Exercise description: Only the lines from the one containing "Emit a Python" through the one containing "y_ticks = [0, 20, 40, 60, 80, 100]" should be output, both ends included and exactly as they appear, minus any pictures.

* begin Data for the task *

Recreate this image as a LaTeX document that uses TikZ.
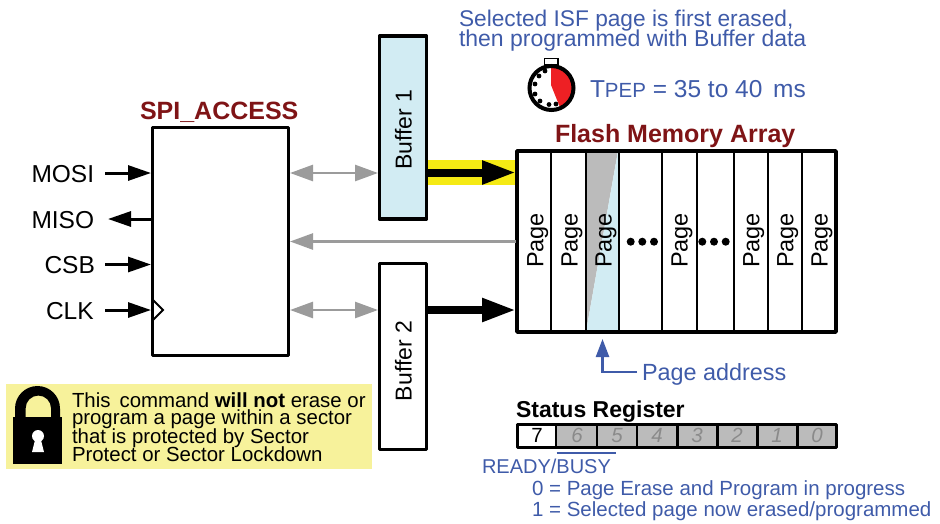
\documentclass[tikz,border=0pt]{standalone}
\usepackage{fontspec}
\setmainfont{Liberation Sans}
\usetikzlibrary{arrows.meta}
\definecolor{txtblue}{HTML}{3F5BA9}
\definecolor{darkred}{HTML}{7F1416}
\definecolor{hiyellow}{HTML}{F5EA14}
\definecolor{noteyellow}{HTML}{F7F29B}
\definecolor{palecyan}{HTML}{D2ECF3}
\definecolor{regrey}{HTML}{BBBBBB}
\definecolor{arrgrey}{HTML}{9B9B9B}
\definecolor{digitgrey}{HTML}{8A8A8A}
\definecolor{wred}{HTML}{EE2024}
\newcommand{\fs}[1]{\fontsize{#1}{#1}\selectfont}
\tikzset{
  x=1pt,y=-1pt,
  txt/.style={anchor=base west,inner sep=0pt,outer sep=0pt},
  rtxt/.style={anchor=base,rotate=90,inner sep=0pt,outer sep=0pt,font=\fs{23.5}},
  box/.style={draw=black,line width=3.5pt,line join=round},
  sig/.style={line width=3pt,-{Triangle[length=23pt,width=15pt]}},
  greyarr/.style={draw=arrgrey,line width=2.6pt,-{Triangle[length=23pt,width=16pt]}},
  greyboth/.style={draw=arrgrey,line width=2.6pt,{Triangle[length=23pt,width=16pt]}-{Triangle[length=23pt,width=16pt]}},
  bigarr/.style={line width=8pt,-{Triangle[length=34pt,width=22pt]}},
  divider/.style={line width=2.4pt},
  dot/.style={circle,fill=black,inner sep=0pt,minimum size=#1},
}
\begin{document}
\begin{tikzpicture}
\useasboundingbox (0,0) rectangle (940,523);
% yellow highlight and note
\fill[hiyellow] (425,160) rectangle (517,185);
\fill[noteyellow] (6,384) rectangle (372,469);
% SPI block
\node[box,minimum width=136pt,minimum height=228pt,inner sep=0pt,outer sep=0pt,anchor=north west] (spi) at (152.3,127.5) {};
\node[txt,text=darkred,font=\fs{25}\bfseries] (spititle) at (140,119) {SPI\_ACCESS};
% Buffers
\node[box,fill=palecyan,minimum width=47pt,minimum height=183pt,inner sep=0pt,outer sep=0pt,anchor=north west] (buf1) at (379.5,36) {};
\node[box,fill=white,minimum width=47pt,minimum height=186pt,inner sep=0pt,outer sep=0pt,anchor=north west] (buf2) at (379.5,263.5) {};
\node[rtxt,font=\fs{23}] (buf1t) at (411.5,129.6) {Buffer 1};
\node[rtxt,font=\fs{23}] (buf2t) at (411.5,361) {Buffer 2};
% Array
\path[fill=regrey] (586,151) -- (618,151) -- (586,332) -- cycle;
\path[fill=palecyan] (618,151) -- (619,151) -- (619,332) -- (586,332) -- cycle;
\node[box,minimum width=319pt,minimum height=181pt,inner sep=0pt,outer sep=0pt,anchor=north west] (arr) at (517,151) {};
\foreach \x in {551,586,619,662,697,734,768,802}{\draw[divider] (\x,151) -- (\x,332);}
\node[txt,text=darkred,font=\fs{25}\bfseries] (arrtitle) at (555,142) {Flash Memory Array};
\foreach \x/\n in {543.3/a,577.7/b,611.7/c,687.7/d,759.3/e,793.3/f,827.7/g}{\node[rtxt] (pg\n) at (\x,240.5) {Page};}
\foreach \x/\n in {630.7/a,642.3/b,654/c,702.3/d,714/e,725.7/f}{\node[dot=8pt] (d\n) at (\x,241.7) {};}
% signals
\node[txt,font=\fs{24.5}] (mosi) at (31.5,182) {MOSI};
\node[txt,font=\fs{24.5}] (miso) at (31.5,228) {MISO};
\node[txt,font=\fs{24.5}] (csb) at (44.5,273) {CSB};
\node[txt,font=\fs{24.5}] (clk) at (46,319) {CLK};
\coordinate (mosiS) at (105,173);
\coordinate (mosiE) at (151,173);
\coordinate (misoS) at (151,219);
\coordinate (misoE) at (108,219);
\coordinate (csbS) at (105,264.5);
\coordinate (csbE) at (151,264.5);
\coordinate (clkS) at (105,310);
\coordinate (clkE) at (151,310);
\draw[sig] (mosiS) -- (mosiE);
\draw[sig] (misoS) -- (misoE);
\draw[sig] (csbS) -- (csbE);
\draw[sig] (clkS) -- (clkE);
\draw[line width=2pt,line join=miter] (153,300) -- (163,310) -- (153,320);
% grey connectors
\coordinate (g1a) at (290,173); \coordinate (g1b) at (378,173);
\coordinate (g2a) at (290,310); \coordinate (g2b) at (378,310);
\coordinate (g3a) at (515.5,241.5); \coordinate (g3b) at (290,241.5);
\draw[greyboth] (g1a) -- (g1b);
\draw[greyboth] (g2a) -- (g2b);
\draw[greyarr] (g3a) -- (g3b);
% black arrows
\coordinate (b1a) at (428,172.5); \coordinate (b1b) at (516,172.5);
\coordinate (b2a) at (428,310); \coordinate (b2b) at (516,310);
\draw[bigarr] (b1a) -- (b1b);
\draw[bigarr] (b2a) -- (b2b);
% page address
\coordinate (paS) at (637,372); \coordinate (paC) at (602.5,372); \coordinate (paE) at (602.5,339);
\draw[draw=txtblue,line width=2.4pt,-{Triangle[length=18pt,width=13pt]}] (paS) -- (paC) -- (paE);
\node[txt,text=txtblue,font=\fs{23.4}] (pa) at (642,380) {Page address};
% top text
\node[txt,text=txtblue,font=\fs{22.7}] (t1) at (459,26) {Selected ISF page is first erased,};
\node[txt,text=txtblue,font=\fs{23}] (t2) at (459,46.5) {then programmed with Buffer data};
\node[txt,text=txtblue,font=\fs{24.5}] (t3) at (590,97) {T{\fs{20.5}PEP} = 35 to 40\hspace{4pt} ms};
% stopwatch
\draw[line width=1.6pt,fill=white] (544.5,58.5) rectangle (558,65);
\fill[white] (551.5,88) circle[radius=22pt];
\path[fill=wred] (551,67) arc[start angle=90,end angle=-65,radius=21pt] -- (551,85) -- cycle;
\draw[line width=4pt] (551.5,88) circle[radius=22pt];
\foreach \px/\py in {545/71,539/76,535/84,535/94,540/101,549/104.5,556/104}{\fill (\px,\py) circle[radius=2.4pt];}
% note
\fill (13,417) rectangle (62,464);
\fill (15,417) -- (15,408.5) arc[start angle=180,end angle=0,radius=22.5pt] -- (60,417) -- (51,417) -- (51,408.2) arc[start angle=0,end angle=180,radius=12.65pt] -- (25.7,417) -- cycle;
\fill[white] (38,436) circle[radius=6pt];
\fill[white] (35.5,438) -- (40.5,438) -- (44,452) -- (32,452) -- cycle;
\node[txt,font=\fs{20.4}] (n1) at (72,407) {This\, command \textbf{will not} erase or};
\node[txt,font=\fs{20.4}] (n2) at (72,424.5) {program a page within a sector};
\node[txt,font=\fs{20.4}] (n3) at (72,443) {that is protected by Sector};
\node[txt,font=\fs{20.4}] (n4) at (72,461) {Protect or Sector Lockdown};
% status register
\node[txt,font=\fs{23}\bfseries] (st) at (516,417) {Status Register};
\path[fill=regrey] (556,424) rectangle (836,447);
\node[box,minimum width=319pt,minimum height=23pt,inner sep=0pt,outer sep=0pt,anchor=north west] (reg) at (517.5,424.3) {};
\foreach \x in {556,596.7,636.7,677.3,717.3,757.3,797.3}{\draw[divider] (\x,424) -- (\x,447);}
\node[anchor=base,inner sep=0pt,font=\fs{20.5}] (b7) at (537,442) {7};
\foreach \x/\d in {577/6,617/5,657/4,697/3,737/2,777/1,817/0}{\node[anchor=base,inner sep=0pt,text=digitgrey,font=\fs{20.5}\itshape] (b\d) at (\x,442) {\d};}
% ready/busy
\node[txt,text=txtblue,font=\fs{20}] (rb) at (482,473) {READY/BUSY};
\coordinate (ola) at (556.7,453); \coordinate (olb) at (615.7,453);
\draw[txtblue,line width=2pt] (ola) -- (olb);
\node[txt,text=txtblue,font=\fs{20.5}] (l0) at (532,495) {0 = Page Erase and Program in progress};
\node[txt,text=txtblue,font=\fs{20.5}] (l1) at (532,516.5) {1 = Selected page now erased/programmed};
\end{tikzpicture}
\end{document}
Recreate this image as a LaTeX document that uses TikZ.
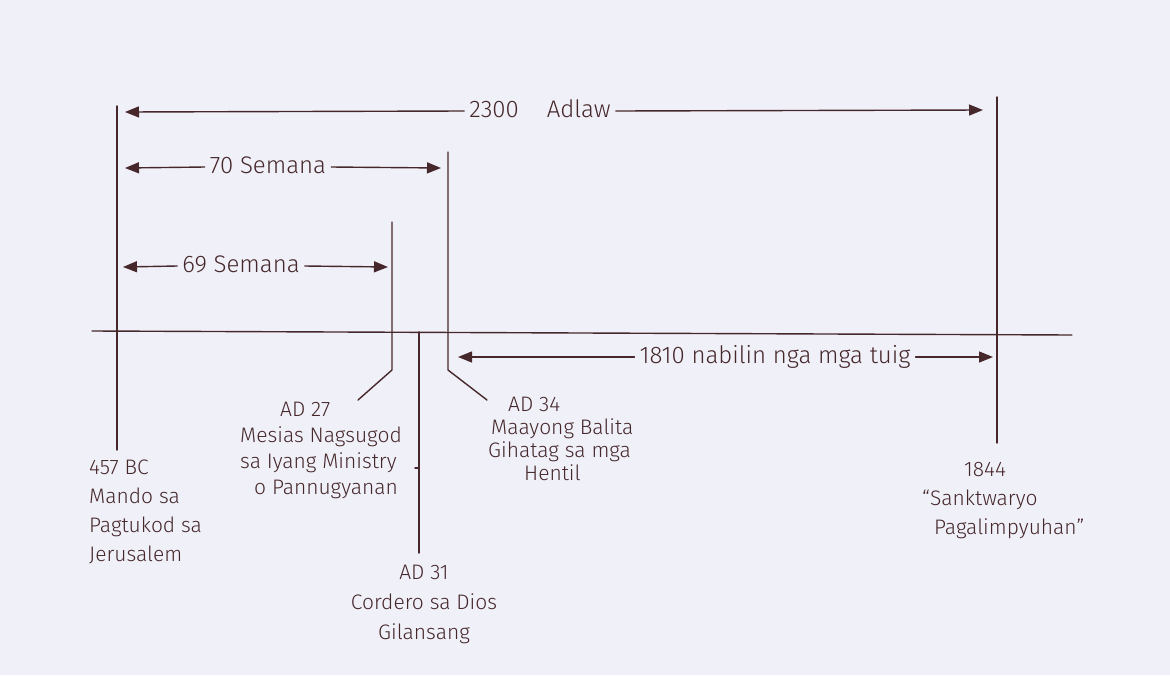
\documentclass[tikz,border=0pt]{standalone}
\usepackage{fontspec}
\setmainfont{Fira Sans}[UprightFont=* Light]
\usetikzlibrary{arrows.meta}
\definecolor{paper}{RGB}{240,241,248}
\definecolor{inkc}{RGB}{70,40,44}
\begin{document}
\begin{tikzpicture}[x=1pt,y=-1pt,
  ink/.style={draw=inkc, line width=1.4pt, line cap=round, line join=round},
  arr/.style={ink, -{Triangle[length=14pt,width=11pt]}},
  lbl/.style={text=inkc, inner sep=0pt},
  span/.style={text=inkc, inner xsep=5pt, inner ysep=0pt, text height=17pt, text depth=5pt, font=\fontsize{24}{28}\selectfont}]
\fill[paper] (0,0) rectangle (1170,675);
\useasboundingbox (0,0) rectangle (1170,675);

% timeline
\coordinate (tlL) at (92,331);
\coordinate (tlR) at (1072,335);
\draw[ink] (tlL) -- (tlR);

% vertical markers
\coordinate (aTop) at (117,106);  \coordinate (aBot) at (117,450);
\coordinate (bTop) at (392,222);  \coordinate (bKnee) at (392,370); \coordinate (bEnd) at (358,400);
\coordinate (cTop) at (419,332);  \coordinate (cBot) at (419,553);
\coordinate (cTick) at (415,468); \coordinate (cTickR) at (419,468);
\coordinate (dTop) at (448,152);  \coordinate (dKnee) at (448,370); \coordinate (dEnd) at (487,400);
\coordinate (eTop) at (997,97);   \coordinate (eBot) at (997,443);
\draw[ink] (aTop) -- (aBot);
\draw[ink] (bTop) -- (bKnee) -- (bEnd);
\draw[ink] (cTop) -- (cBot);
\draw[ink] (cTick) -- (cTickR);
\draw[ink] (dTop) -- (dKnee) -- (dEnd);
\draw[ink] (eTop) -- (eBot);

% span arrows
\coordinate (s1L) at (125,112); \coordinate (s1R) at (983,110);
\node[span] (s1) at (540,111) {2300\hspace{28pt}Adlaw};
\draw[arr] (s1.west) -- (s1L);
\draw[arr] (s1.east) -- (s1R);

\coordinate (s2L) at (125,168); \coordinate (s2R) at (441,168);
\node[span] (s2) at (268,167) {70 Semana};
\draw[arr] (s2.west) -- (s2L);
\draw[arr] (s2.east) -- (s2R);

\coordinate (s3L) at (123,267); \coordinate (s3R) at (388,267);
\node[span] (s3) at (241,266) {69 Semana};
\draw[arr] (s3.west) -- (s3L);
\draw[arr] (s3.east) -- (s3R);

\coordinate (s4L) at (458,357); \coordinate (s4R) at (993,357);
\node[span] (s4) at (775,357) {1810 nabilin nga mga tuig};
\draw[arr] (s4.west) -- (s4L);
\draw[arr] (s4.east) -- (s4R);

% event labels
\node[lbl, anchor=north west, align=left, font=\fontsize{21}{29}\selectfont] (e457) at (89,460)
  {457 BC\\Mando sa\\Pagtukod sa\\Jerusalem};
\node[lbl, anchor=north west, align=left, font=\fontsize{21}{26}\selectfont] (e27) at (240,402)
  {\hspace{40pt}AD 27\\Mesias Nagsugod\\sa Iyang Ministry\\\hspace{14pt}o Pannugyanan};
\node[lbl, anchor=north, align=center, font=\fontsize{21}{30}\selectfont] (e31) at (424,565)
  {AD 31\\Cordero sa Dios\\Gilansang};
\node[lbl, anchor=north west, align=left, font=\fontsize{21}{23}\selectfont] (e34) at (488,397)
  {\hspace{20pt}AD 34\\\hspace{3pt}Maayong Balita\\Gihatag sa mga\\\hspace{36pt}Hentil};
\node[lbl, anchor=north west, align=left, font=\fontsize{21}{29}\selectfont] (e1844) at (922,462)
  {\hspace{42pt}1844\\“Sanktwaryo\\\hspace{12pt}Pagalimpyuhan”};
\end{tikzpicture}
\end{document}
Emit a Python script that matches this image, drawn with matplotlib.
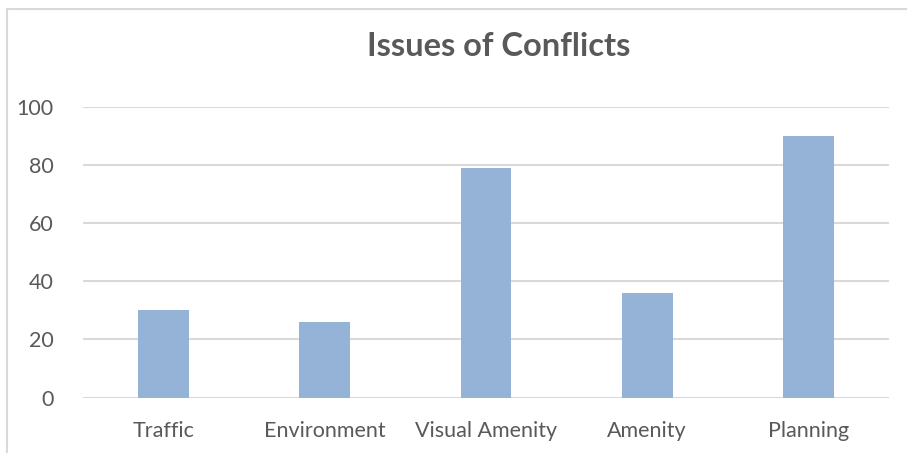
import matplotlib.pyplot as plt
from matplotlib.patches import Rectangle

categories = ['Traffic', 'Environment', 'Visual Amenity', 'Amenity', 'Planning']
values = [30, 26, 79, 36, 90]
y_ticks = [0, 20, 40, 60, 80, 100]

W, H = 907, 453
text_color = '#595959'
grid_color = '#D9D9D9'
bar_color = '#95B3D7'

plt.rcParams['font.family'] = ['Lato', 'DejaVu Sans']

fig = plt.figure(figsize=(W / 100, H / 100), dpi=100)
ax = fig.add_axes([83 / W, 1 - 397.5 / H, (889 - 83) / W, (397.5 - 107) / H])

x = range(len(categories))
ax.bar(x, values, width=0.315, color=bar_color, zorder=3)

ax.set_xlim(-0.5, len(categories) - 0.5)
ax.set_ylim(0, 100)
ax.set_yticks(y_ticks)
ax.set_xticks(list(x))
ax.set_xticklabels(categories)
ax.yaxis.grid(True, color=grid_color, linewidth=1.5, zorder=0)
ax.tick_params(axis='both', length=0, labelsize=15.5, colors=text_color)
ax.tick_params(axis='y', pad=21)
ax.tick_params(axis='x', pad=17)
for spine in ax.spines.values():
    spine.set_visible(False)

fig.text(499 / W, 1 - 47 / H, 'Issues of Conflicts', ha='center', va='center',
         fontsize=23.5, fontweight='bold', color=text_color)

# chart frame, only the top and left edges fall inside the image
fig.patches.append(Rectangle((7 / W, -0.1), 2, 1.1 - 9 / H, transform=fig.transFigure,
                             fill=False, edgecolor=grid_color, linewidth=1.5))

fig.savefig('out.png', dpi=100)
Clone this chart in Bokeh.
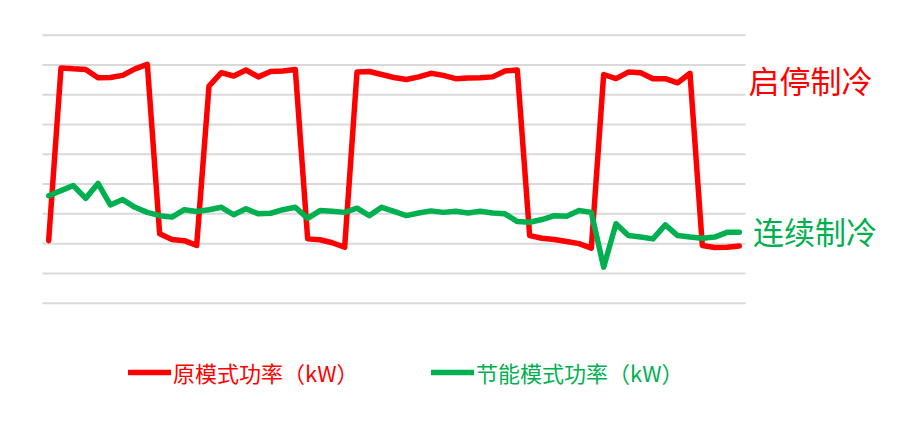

* end Data for the task *

Exercise output:
Emit a Python script that matches this image, drawn with matplotlib.
import matplotlib.pyplot as plt
from matplotlib.patches import Rectangle

categories = ['Traffic', 'Environment', 'Visual Amenity', 'Amenity', 'Planning']
values = [30, 26, 79, 36, 90]
y_ticks = [0, 20, 40, 60, 80, 100]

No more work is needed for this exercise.